Rets - Qual o conselho que você dá para aqueles que querem utilizar a Internet como ferramenta de desenvolvimento social?


Edson Sadao Iizuca - Sem uma grande articulação entre os diversos empreendimentos haverá muito desperdício de energia e os resultados serão bem abaixo do potencial que a Internet nos oferece. Em resumo, temos que disponibilizar conteúdos, produtos e serviços com qualidade e eficiência e, ao mesmo tempo, saber entregar o que produzirmos à sociedade.

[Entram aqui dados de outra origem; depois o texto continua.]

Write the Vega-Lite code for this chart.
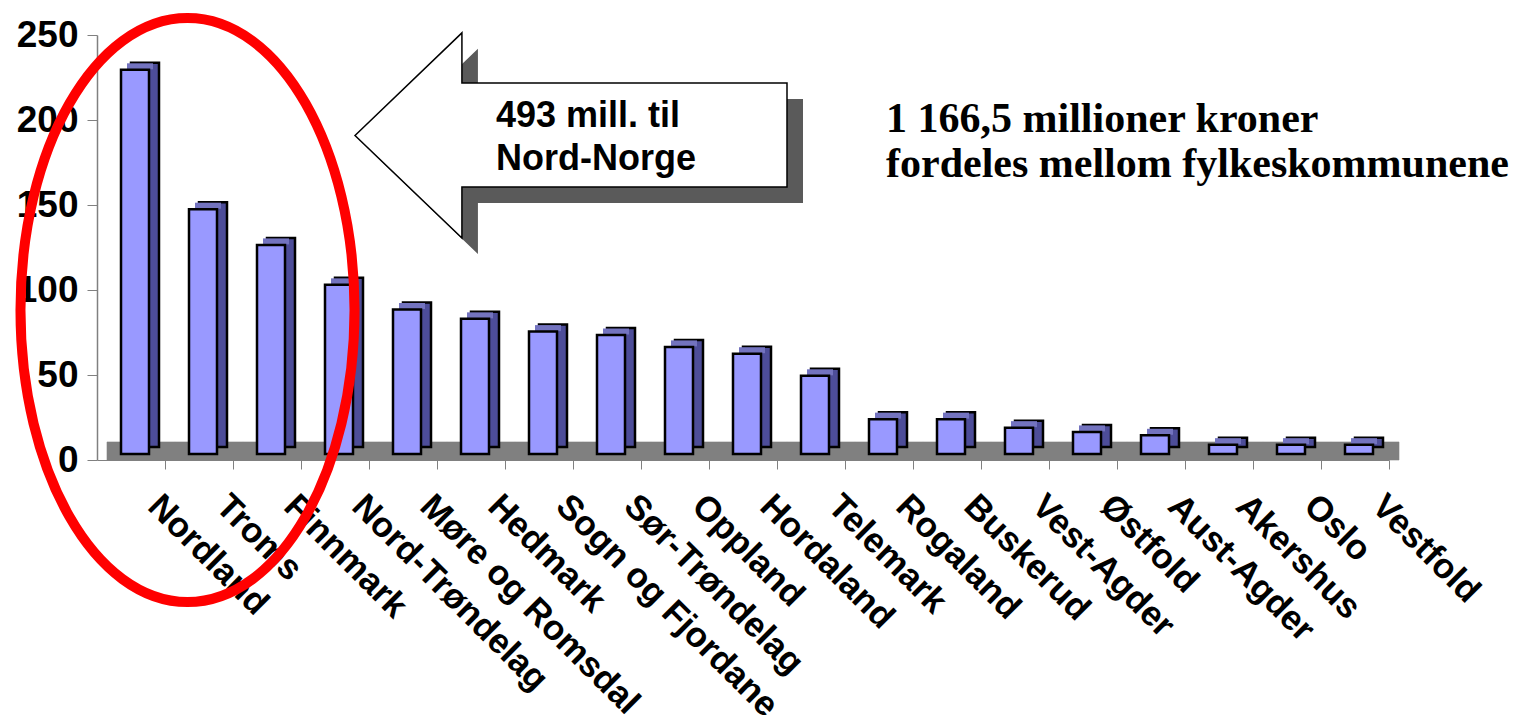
{
  "$schema": "https://vega.github.io/schema/vega-lite/v6.json",
  "autosize": "none",
  "width": 1292,
  "height": 425,
  "padding": {"left": 97, "top": 35, "right": 137, "bottom": 255},
  "background": "white",
  "config": {
    "view": {"stroke": null},
    "font": "Liberation Sans",
    "axisY": {
      "labelFont": "Liberation Sans",
      "labelFontSize": 37,
      "labelFontWeight": "bold",
      "labelColor": "black",
      "labelPadding": 9,
      "tickSize": 10,
      "tickColor": "#808080",
      "domainColor": "#808080",
      "domainWidth": 1.5,
      "grid": false,
      "labelOverlap": false
    }
  },
  "data": {
    "values": [
      {"fylke": "Nordland", "mill": 226},
      {"fylke": "Troms", "mill": 144},
      {"fylke": "Finnmark", "mill": 123},
      {"fylke": "Nord-Trøndelag", "mill": 99.5},
      {"fylke": "Møre og Romsdal", "mill": 85},
      {"fylke": "Hedmark", "mill": 79.5},
      {"fylke": "Sogn og Fjordane", "mill": 72},
      {"fylke": "Sør-Trøndelag", "mill": 70},
      {"fylke": "Oppland", "mill": 63},
      {"fylke": "Hordaland", "mill": 59},
      {"fylke": "Telemark", "mill": 46},
      {"fylke": "Rogaland", "mill": 20.5},
      {"fylke": "Buskerud", "mill": 20.5},
      {"fylke": "Vest-Agder", "mill": 15.5},
      {"fylke": "Østfold", "mill": 13},
      {"fylke": "Aust-Agder", "mill": 11},
      {"fylke": "Akershus", "mill": 5.5},
      {"fylke": "Oslo", "mill": 5.5},
      {"fylke": "Vestfold", "mill": 5.5}
    ]
  },
  "encoding": {
    "x": {
      "field": "fylke",
      "type": "nominal",
      "sort": null,
      "scale": {"type": "band", "paddingInner": 0, "paddingOuter": 0},
      "axis": {
        "title": null,
        "bandPosition": 1,
        "labelAngle": 45,
        "labelAlign": "left",
        "labelBaseline": "top",
        "labelFont": "Liberation Sans",
        "labelFontSize": 35,
        "labelFontWeight": "bold",
        "labelColor": "black",
        "labelPadding": 19,
        "labelOffset": 35,
        "labelLimit": 500,
        "labelOverlap": false,
        "tickSize": 9,
        "tickColor": "#808080",
        "domainColor": "#808080",
        "grid": false
      }
    }
  },
  "layer": [
    {
      "mark": {"type": "bar", "color": "#808080", "xOffset": 10, "stroke": "#808080", "strokeWidth": 0.6},
      "encoding": {
        "y": {"datum": 10.6, "type": "quantitative", "scale": {"domain": [0, 250], "nice": false, "zero": true}, "axis": {"title": null, "values": [0, 50, 100, 150, 200, 250]}},
        "y2": {"datum": 0}
      }
    },
    {
      "mark": {"type": "bar", "width": 28, "xOffset": 14, "yOffset": -13, "y2Offset": -13, "fill": "#4d4d99", "stroke": "black", "strokeWidth": 2.5},
      "encoding": {
        "y": {"field": "mill", "type": "quantitative", "scale": {"domain": [0, 250], "nice": false, "zero": true}, "axis": {"title": null, "values": [0, 50, 100, 150, 200, 250]}}
      }
    },
    {
      "mark": {"type": "tick", "size": 26, "thickness": 6, "xOffset": 9, "yOffset": -9.5, "color": "#7373bf", "opacity": 1},
      "encoding": {
        "y": {"field": "mill", "type": "quantitative", "scale": {"domain": [0, 250], "nice": false, "zero": true}, "axis": {"title": null, "values": [0, 50, 100, 150, 200, 250]}}
      }
    },
    {
      "mark": {"type": "bar", "width": 28, "xOffset": 4, "yOffset": -6, "y2Offset": -6, "fill": "#9999ff", "stroke": "black", "strokeWidth": 2.5},
      "encoding": {
        "y": {"field": "mill", "type": "quantitative", "scale": {"domain": [0, 250], "nice": false, "zero": true}, "axis": {"title": null, "values": [0, 50, 100, 150, 200, 250]}}
      }
    },
    {
      "data": {"values": [{"shape": "arrow"}]},
      "mark": {"type": "point", "shape": "M-1,0L-0.505,-0.475L-0.505,-0.243L1,-0.243L1,0.238L-0.505,0.238L-0.505,0.475Z", "size": 186624, "filled": true, "fill": "#5a5a5a", "stroke": null, "opacity": 1, "xOffset": 48, "yOffset": 16},
      "encoding": {
        "x": {"datum": "Sogn og Fjordane", "type": "nominal"},
        "y": {"datum": 190.9, "type": "quantitative", "axis": {"title": null, "values": [0, 50, 100, 150, 200, 250]}}
      }
    },
    {
      "data": {"values": [{"shape": "arrow"}]},
      "mark": {"type": "point", "shape": "M-1,0L-0.505,-0.475L-0.505,-0.243L1,-0.243L1,0.238L-0.505,0.238L-0.505,0.475Z", "size": 186624, "filled": true, "fill": "white", "stroke": "black", "strokeWidth": 1.5, "opacity": 1, "xOffset": 32},
      "encoding": {
        "x": {"datum": "Sogn og Fjordane", "type": "nominal"},
        "y": {"datum": 190.9, "type": "quantitative", "axis": {"title": null, "values": [0, 50, 100, 150, 200, 250]}}
      }
    },
    {
      "data": {"values": [{"note": "arrow"}]},
      "mark": {"type": "text", "text": ["493 mill. til", "Nord-Norge"], "align": "left", "baseline": "alphabetic", "font": "Liberation Sans", "fontSize": 36, "fontWeight": "bold", "lineHeight": 43, "color": "black", "xOffset": 25},
      "encoding": {
        "x": {"datum": "Hedmark", "type": "nominal"},
        "y": {"datum": 195.9, "type": "quantitative", "axis": {"title": null, "values": [0, 50, 100, 150, 200, 250]}}
      }
    },
    {
      "data": {"values": [{"note": "total"}]},
      "mark": {"type": "text", "text": ["1 166,5 millioner kroner", "fordeles mellom fylkeskommunene"], "align": "left", "baseline": "alphabetic", "font": "Liberation Serif", "fontSize": 42, "fontWeight": "bold", "lineHeight": 45, "color": "black", "xOffset": 7},
      "encoding": {
        "x": {"datum": "Rogaland", "type": "nominal"},
        "y": {"datum": 192.9, "type": "quantitative", "axis": {"title": null, "values": [0, 50, 100, 150, 200, 250]}}
      }
    },
    {
      "data": {"values": [{"shape": "ellipse"}]},
      "mark": {"type": "point", "shape": "M0.572,0C0.572,0.5523,0.3159,1,0,1C-0.3159,1,-0.572,0.5523,-0.572,0C-0.572,-0.5523,-0.3159,-1,0,-1C0.3159,-1,0.572,-0.5523,0.572,0Z", "size": 341056, "filled": false, "fill": null, "stroke": "#ff0000", "strokeWidth": 10, "opacity": 1, "xOffset": 56.5},
      "encoding": {
        "x": {"datum": "Nordland", "type": "nominal"},
        "y": {"datum": 88.2, "type": "quantitative", "axis": {"title": null, "values": [0, 50, 100, 150, 200, 250]}}
      }
    }
  ]
}
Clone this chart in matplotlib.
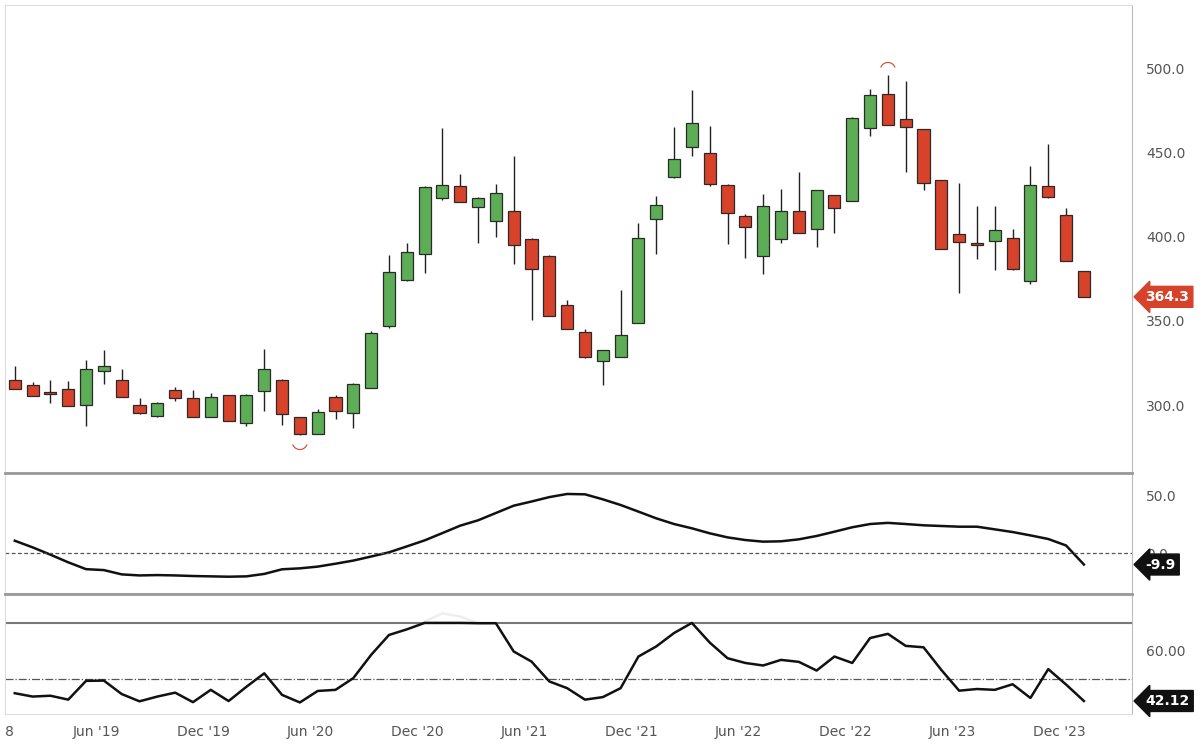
import numpy as np
import matplotlib.pyplot as plt
from matplotlib.path import Path

# monthly candles, Jan 2019 .. Jan 2024
opens = [314.4, 311.9, 307.5, 309.3, 300.4, 320.4, 314.4, 299.6, 293.9, 308.9,
         303.8, 293.5, 305.6, 289.7, 308.9, 314.8, 292.5, 283.2, 304.6, 295.7,
         310.5, 347.5, 374.6, 390.0, 423.2, 430.0, 417.7, 409.6, 414.7, 398.3,
         388.4, 359.3, 343.1, 326.7, 329.1, 348.9, 410.8, 435.5, 453.7, 449.4,
         430.4, 412.2, 389.0, 398.9, 414.7, 404.9, 424.2, 421.3, 464.6, 484.2,
         469.5, 463.6, 433.1, 401.1, 395.8, 397.9, 399.1, 374.2, 430.0, 412.4, 379.3]
closes = [309.9, 305.9, 306.8, 300.0, 321.2, 323.2, 305.3, 295.5, 301.0, 304.4,
          293.1, 304.6, 291.1, 305.6, 321.4, 295.0, 283.2, 295.9, 297.0, 312.5,
          342.5, 378.5, 390.4, 429.2, 430.6, 420.7, 422.9, 425.6, 395.4, 381.1,
          353.4, 345.5, 328.7, 332.2, 341.5, 398.7, 418.5, 445.8, 467.2, 431.6,
          414.3, 406.2, 418.1, 414.7, 402.7, 427.6, 417.3, 470.1, 483.6, 466.8,
          465.6, 432.0, 393.0, 396.9, 395.6, 403.5, 380.9, 430.6, 423.6, 385.7, 364.3]
highs = [323.2, 313.8, 314.8, 314.4, 327.1, 332.6, 321.2, 304.4, 302.0, 310.5,
         308.9, 307.3, 306.0, 306.5, 333.4, 315.5, 293.0, 298.0, 306.0, 313.0,
         344.1, 389.0, 396.3, 430.0, 464.8, 437.1, 423.5, 431.2, 448.0, 399.0,
         389.0, 362.7, 345.0, 333.0, 368.3, 408.4, 424.4, 465.2, 487.3, 465.6,
         431.0, 413.5, 425.6, 428.6, 438.5, 428.0, 425.0, 471.0, 487.9, 495.9,
         492.5, 464.0, 433.5, 432.0, 418.1, 418.5, 404.3, 441.8, 454.9, 417.3, 379.8]
lows = [309.3, 305.5, 301.4, 300.0, 287.5, 312.5, 305.0, 295.0, 293.0, 302.4,
        293.0, 293.0, 291.0, 287.5, 296.4, 288.5, 282.2, 283.0, 291.7, 286.7,
        310.0, 345.9, 374.0, 378.5, 421.7, 420.5, 396.3, 399.9, 383.7, 350.8,
        353.0, 345.0, 328.0, 311.9, 328.5, 348.5, 390.0, 435.0, 447.8, 430.0,
        395.9, 387.6, 377.7, 396.0, 402.5, 393.6, 402.3, 421.0, 459.6, 466.5,
        438.3, 427.6, 392.5, 366.7, 386.5, 380.5, 380.5, 371.8, 423.0, 385.5, 364.0]

momentum = [10.6, 4.9, -1.4, -8.0, -13.9, -14.7, -18.4, -19.3, -19.0, -19.3,
            -19.8, -20.1, -20.4, -20.1, -18.0, -14.0, -13.2, -11.7, -9.2, -6.5,
            -3.0, 0.6, 5.7, 10.9, 17.2, 23.6, 28.2, 34.5, 40.8, 44.4,
            48.2, 50.9, 50.6, 46.3, 41.4, 35.7, 29.9, 25.0, 21.3, 17.0,
            13.5, 11.2, 9.8, 10.1, 11.8, 14.7, 18.4, 22.2, 25.0, 26.0,
            25.0, 23.9, 23.3, 22.7, 22.7, 20.4, 18.1, 15.2, 12.1, 6.5, -9.9]

rsi = [44.9, 43.7, 44.0, 42.6, 49.3, 49.4, 44.6, 42.0, 43.7, 45.1,
       41.7, 46.1, 42.1, 47.2, 52.0, 44.3, 41.6, 45.7, 46.1, 50.3,
       58.6, 65.7, 67.7, 70.5, 73.4, 72.3, 69.9, 69.9, 59.8, 56.2,
       49.1, 46.7, 42.6, 43.5, 46.7, 58.0, 61.6, 66.4, 70.0, 63.0,
       57.4, 55.7, 54.8, 56.8, 56.1, 53.0, 58.0, 55.7, 64.6, 66.1,
       61.8, 61.3, 53.2, 45.8, 46.4, 46.1, 48.1, 43.2, 53.5, 48.0, 42.12]

tick_pos = [4.6, 10.6, 16.6, 22.6, 28.6, 34.6, 40.6, 46.6, 52.6, 58.6]
tick_labels = ["Jun '19", "Dec '19", "Jun '20", "Dec '20", "Jun '21",
               "Dec '21", "Jun '22", "Dec '22", "Jun '23", "Dec '23"]

GREEN = '#5cad55'
RED = '#d6432a'
GREY = '#555555'

x = np.arange(len(opens))
fig = plt.figure(figsize=[12, 7.46], dpi=100)
W = 1132 / 1200
ax1 = fig.add_axes([0.004, 0.367, W - 0.004, 0.626])
ax2 = fig.add_axes([0.004, 0.205, W - 0.004, 0.161])
ax3 = fig.add_axes([0.004, 0.043, W - 0.004, 0.161])

for ax in (ax1, ax2, ax3):
    ax.set_xlim(-0.56, 62.7)
    ax.yaxis.tick_right()
    ax.tick_params(axis='y', length=0, labelcolor=GREY, labelsize=10, pad=10)
    ax.tick_params(axis='x', length=0)
    ax.set_xticks([])
    for s in ax.spines.values():
        s.set_color('#dddddd')
    ax.spines['right'].set_color('#bbbbbb')

##__candles
o, c, h, l = map(np.array, (opens, closes, highs, lows))
up = c >= o
ax1.vlines(x, l, h, color='#222222', lw=1, zorder=1)
ax1.bar(x, np.abs(c - o) + 0.6, bottom=np.minimum(o, c) - 0.3, width=0.68,
        color=np.where(up, GREEN, RED), edgecolor='#2a2a2a', lw=0.9, zorder=2)
ax1.set_ylim(260.2, 537.4)
ax1.set_yticks([300, 350, 400, 450, 500])
ax1.set_yticklabels(['300.0', '350.0', '400.0', '450.0', '500.0'])
lo_arc = Path.arc(200, 340)
hi_arc = Path.arc(20, 160)
imin, imax = int(np.argmin(l)), int(np.argmax(h))
ax1.scatter([imin], [l[imin] - 4], marker=lo_arc, s=120, facecolor='none', edgecolor=RED, lw=0.8)
ax1.scatter([imax], [h[imax] + 3], marker=hi_arc, s=120, facecolor='none', edgecolor=RED, lw=0.8)
ax1.text(1.012, (c[-1] - 260.2) / (537.4 - 260.2), f'{c[-1]:.1f}', transform=ax1.transAxes,
         ha='left', va='center', color='white', fontsize=10, fontweight='bold',
         bbox=dict(boxstyle='larrow,pad=0.25', fc=RED, ec=RED))

##__momentum
ax2.plot(x, momentum, color='#111111', lw=1.8)
ax2.axhline(0, color='#555555', lw=0.9, ls=(0, (3, 2)))
ax2.set_ylim(-34.5, 69)
ax2.set_yticks([0, 50])
ax2.set_yticklabels(['0.0', '50.0'])
ax2.spines['top'].set_color('#999999')
ax2.spines['top'].set_linewidth(2)
ax2.text(1.012, (momentum[-1] + 34.5) / 103.5, f'{momentum[-1]:.1f}', transform=ax2.transAxes,
         ha='left', va='center', color='white', fontsize=10, fontweight='bold',
         bbox=dict(boxstyle='larrow,pad=0.25', fc='#111111', ec='#111111'))

##__rsi
r = np.array(rsi)
ax3.plot(x, np.minimum(r, 70), color='#111111', lw=1.8, zorder=3)
ax3.plot(x, np.where(r >= 69.9, r, np.nan), color='#eeeeee', lw=1.8, zorder=2)
ax3.axhline(70, color='#777777', lw=1.5)
ax3.axhline(50, color='#555555', lw=0.9, ls='-.')
ax3.set_ylim(37.5, 80.4)
ax3.set_yticks([60])
ax3.set_yticklabels(['60.00'])
ax3.spines['top'].set_color('#999999')
ax3.spines['top'].set_linewidth(2)
ax3.text(1.012, (rsi[-1] - 37.5) / 42.9, f'{rsi[-1]:.2f}', transform=ax3.transAxes,
         ha='left', va='center', color='white', fontsize=10, fontweight='bold',
         bbox=dict(boxstyle='larrow,pad=0.25', fc='#111111', ec='#111111'))
ax3.set_xticks(tick_pos)
ax3.set_xticklabels(tick_labels, color=GREY, fontsize=10)
ax3.tick_params(axis='x', pad=8)
ax3.text(0.0, -0.09, '8', transform=ax3.transAxes, ha='left', va='top', color=GREY, fontsize=10)

plt.savefig('out.png')
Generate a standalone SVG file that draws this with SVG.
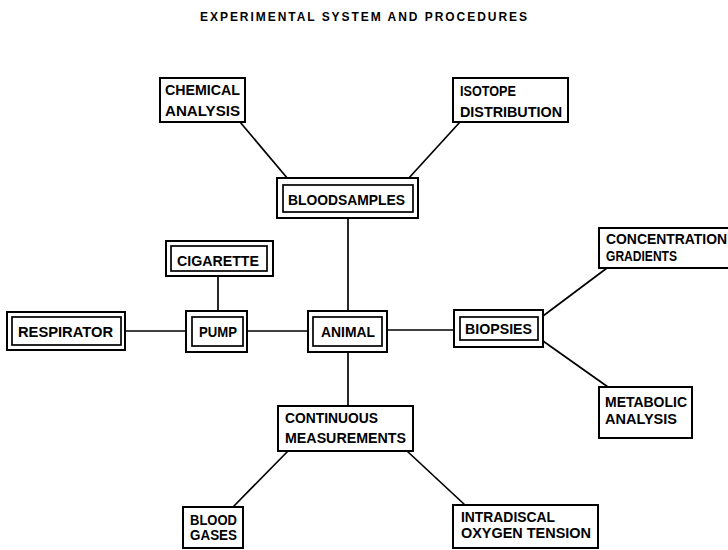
<svg xmlns="http://www.w3.org/2000/svg" width="728" height="550" viewBox="0 0 728 550">
<style>
.bg{fill:#fff}
.box{fill:#fff;stroke:#000;stroke-width:2}
.inner{fill:none;stroke:#000;stroke-width:1.7}
.ln{stroke:#000;stroke-width:1.7;fill:none}
text{font-family:"Liberation Sans",Arial,sans-serif;font-weight:bold;font-size:14px;fill:#000}
.title{font-size:12px}
</style>
<rect class="bg" x="0" y="0" width="728" height="550"/>
<text class="title" x="200" y="21" textLength="327" lengthAdjust="spacing">EXPERIMENTAL  SYSTEM  AND  PROCEDURES</text>
<g id="connectors">
<line class="ln" x1="240" y1="122" x2="288" y2="179"/>
<line class="ln" x1="460" y1="122" x2="408" y2="179"/>
<line class="ln" x1="348" y1="218" x2="348" y2="311"/>
<line class="ln" x1="218" y1="276" x2="218" y2="311"/>
<line class="ln" x1="125" y1="331" x2="186" y2="331"/>
<line class="ln" x1="247" y1="331" x2="308" y2="331"/>
<line class="ln" x1="387" y1="330" x2="454" y2="330"/>
<line class="ln" x1="543" y1="316" x2="607" y2="268"/>
<line class="ln" x1="543" y1="341" x2="608" y2="387"/>
<line class="ln" x1="348" y1="352" x2="348" y2="406"/>
<line class="ln" x1="288" y1="451" x2="233" y2="507"/>
<line class="ln" x1="407" y1="451" x2="465" y2="505"/>
</g>
<g id="chemical">
<rect class="box" x="160" y="78" width="85" height="44"/>
<text x="165" y="95" textLength="75" lengthAdjust="spacingAndGlyphs">CHEMICAL</text>
<text x="165" y="116" textLength="75" lengthAdjust="spacingAndGlyphs">ANALYSIS</text>
</g>
<g id="isotope">
<rect class="box" x="453" y="78" width="115" height="44"/>
<text x="460" y="96" textLength="56" lengthAdjust="spacingAndGlyphs">ISOTOPE</text>
<text x="460" y="117" textLength="102" lengthAdjust="spacingAndGlyphs">DISTRIBUTION</text>
</g>
<g id="bloodsamples">
<rect class="box" x="277" y="178" width="141" height="40"/>
<rect class="inner" x="283" y="185" width="130" height="27"/>
<text x="288" y="205" textLength="117" lengthAdjust="spacingAndGlyphs">BLOODSAMPLES</text>
</g>
<g id="cigarette">
<rect class="box" x="166" y="241" width="107" height="35"/>
<rect class="inner" x="171" y="246" width="96" height="25"/>
<text x="177" y="266" textLength="82" lengthAdjust="spacingAndGlyphs">CIGARETTE</text>
</g>
<g id="respirator">
<rect class="box" x="7" y="312" width="118" height="38"/>
<rect class="inner" x="12" y="317" width="109" height="28"/>
<text x="18" y="337" textLength="95" lengthAdjust="spacingAndGlyphs">RESPIRATOR</text>
</g>
<g id="pump">
<rect class="box" x="186" y="311" width="61" height="41"/>
<rect class="inner" x="192" y="317" width="51" height="29"/>
<text x="199" y="337" textLength="38" lengthAdjust="spacingAndGlyphs">PUMP</text>
</g>
<g id="animal">
<rect class="box" x="308" y="311" width="79" height="41"/>
<rect class="inner" x="313" y="317" width="69" height="29"/>
<text x="321" y="337" textLength="54" lengthAdjust="spacingAndGlyphs">ANIMAL</text>
</g>
<g id="biopsies">
<rect class="box" x="454" y="310" width="89" height="37"/>
<rect class="inner" x="460" y="317" width="78" height="23"/>
<text x="465" y="334" textLength="67" lengthAdjust="spacingAndGlyphs">BIOPSIES</text>
</g>
<g id="concentration">
<rect class="box" x="599" y="228" width="132" height="40"/>
<text x="606" y="244" textLength="121" lengthAdjust="spacingAndGlyphs">CONCENTRATION</text>
<text x="606" y="261" textLength="71" lengthAdjust="spacingAndGlyphs">GRADIENTS</text>
</g>
<g id="metabolic">
<rect class="box" x="599" y="387" width="93" height="51"/>
<text x="605" y="407" textLength="82" lengthAdjust="spacingAndGlyphs">METABOLIC</text>
<text x="605" y="424" textLength="72" lengthAdjust="spacingAndGlyphs">ANALYSIS</text>
</g>
<g id="continuous">
<rect class="box" x="278" y="406" width="135" height="45"/>
<text x="285" y="423" textLength="93" lengthAdjust="spacingAndGlyphs">CONTINUOUS</text>
<text x="285" y="443" textLength="121" lengthAdjust="spacingAndGlyphs">MEASUREMENTS</text>
</g>
<g id="bloodgases">
<rect class="box" x="183" y="507" width="60" height="41"/>
<text x="190" y="525" textLength="47" lengthAdjust="spacingAndGlyphs">BLOOD</text>
<text x="190" y="540" textLength="47" lengthAdjust="spacingAndGlyphs">GASES</text>
</g>
<g id="intradiscal">
<rect class="box" x="453" y="505" width="145" height="43"/>
<text x="461" y="522" textLength="94" lengthAdjust="spacingAndGlyphs">INTRADISCAL</text>
<text x="461" y="538" textLength="130" lengthAdjust="spacingAndGlyphs">OXYGEN  TENSION</text>
</g>
</svg>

Gostaria de destacar os jovens, as universidades e colégios como um dos aspectos mais estratégicos no uso da Internet com objetivos sociais. A chamada "geração web" pode fazer a diferença num futuro próximo. Os jovens, de maneira geral, são muito sensíveis às questões sociais e mais da metade deles querem fazer algum tipo de trabalho voluntário e não sabem por onde começar. Ao mesmo tempo, uma parcela considerável deles já está habituada às novas tecnologias. Iniciativas como o Akatu.net que busca construir o conceito de consumo consciente, por exemplo, podem influenciar um tipo de consumo com um significado social entre os jovens. As universidades e os colégios por sua vez, podem ser os principais meios para a disseminação e o fortalecimento de conceitos como cidadania, ética e solidariedade, influenciando futuros líderes. Além disso, as universidades podem compartilhar conhecimentos técnicos necessários ao desenvolvimento social por meio do e-learning.


Há com certeza outros caminhos, outras formas para que a Internet possa ser utilizada como meio para o social. O certo, porém, é que trata-se de um processo de aprendizagem contínuo e que as pessoas precisam instigar a sua criatividade para um olhar diferenciado em relação à Internet.